MARTES 17

1Cor 12, 12-14. 27-31
Hermanos, así como el cuerpo tiene muchos miembros, y sin embargo, es uno, y estos miembros, a pesar de ser muchos, no forman sino un solo cuerpo, así también sucede con Cristo. Porque todos hemos sido bautizados en un solo Espíritu para formar un solo Cuerpo –judíos y griegos, esclavos y hombres libres– y todos hemos bebido de un mismo Espíritu.
El cuerpo no se compone de un solo miembro sino de muchos. Ustedes son el Cuerpo de Cristo, y cada uno en particular, miembros de ese Cuerpo. En la Iglesia, hay algunos que han sido establecidos por Dios, en primer lugar, como apóstoles; en segundo lugar, como profetas; en tercer lugar, como doctores. Después vienen los que han recibido el don de hacer milagros, el don de curar, el don de socorrer a los necesitados, el don de gobernar y el don de lenguas. ¿Acaso todos son apóstoles? ¿Todos profetas? ¿Todos doctores? ¿Todos hacen milagros? ¿Todos tienen el don de curar? ¿Todos tienen el don de lenguas o el don de interpretarlas?
Ustedes, por su parte, aspiren a los dones más perfectos.

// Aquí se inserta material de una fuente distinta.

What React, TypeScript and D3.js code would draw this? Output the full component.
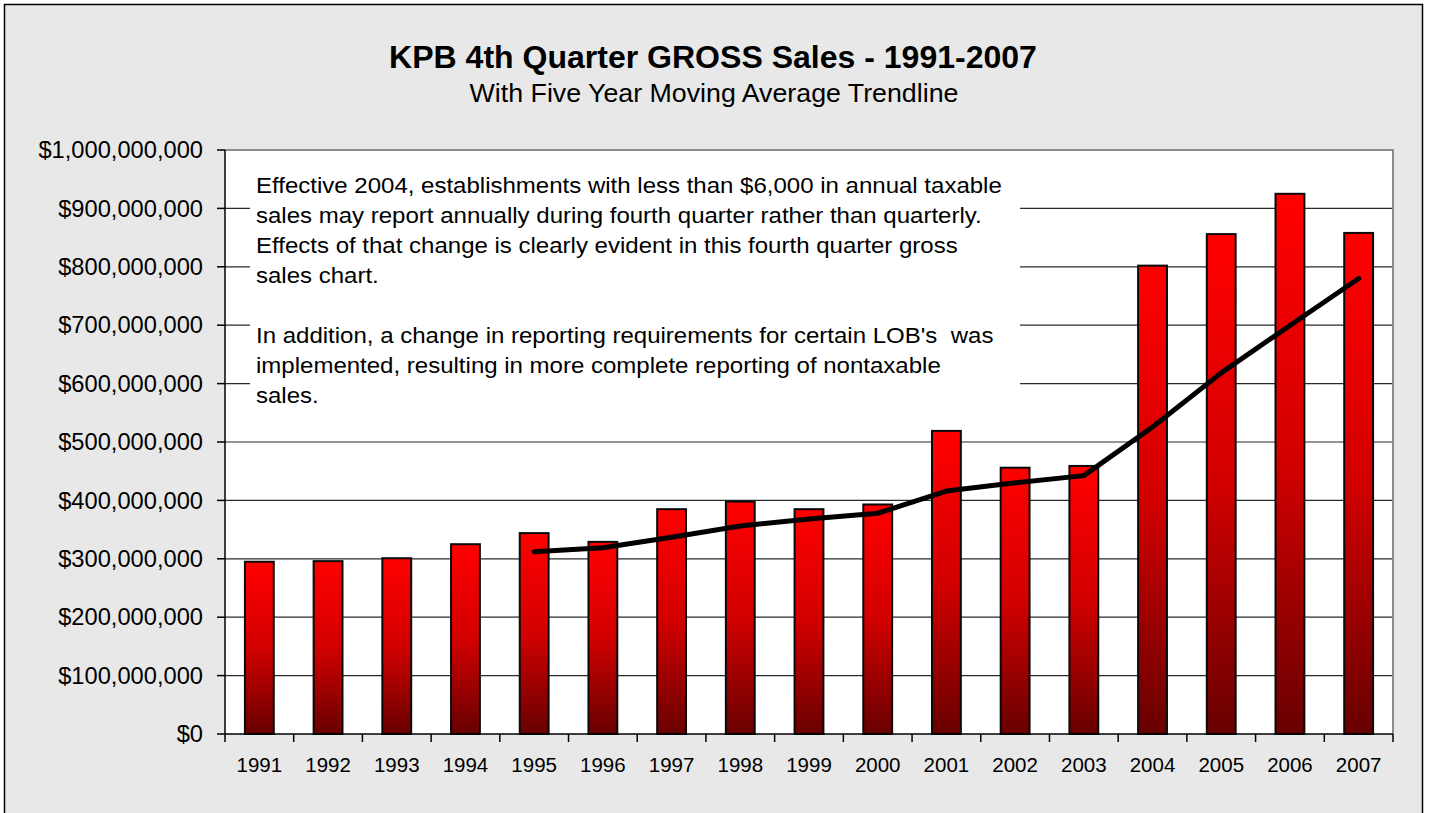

Y ahora voy a mostrarles un camino más perfecto todavía.


Sal 99
Sirvamos al Señor con alegría. 
Alabemos a Dios todos los hombres, sirvamos al Señor con alegría y con júbilo entremos en su templo. 
Sirvamos al Señor con alegría. 
Reconozcamos que el Señor es Dios, que él fue quien nos hizo y somos suyos, que somos su pueblo y su rebaño. 
Sirvamos al Señor con alegría. 
Entremos por sus puertas dando gracias, crucemos por sus atrios entre himnos, alabando al Señor y bendiciéndolo. 
Sirvamos al Señor con alegría. 
Porque el Señor es bueno, bendigámoslo, porque es eterna su misericordia y su fidelidad nunca se acaba. 
Sirvamos al Señor con alegría.


Lc 7, 11-17
En aquel tiempo, Jesús se dirigió a una ciudad llamada Naím, acompañado de sus discípulos y de una gran multitud. Justamente cuando se acercaba a la puerta de la ciudad, llevaban a enterrar al hijo único de una mujer viuda, y mucha gente del lugar la acompañaba. Al verla, el Señor se conmovió y le dijo: «No llores». Después se acercó y tocó el féretro. Los que lo llevaban se detuvieron y Jesús dijo: «Joven, yo te lo ordeno, levántate». El muerto se incorporó y empezó a hablar. Y Jesús se lo entregó a su madre. Todos quedaron sobrecogidos de temor y alababan a Dios, diciendo: «Un gran profeta ha aparecido en medio de nosotros y Dios ha visitado a su Pueblo». El rumor de lo que Jesús acababa de hacer se difundió por toda la Judea y en toda la región vecina.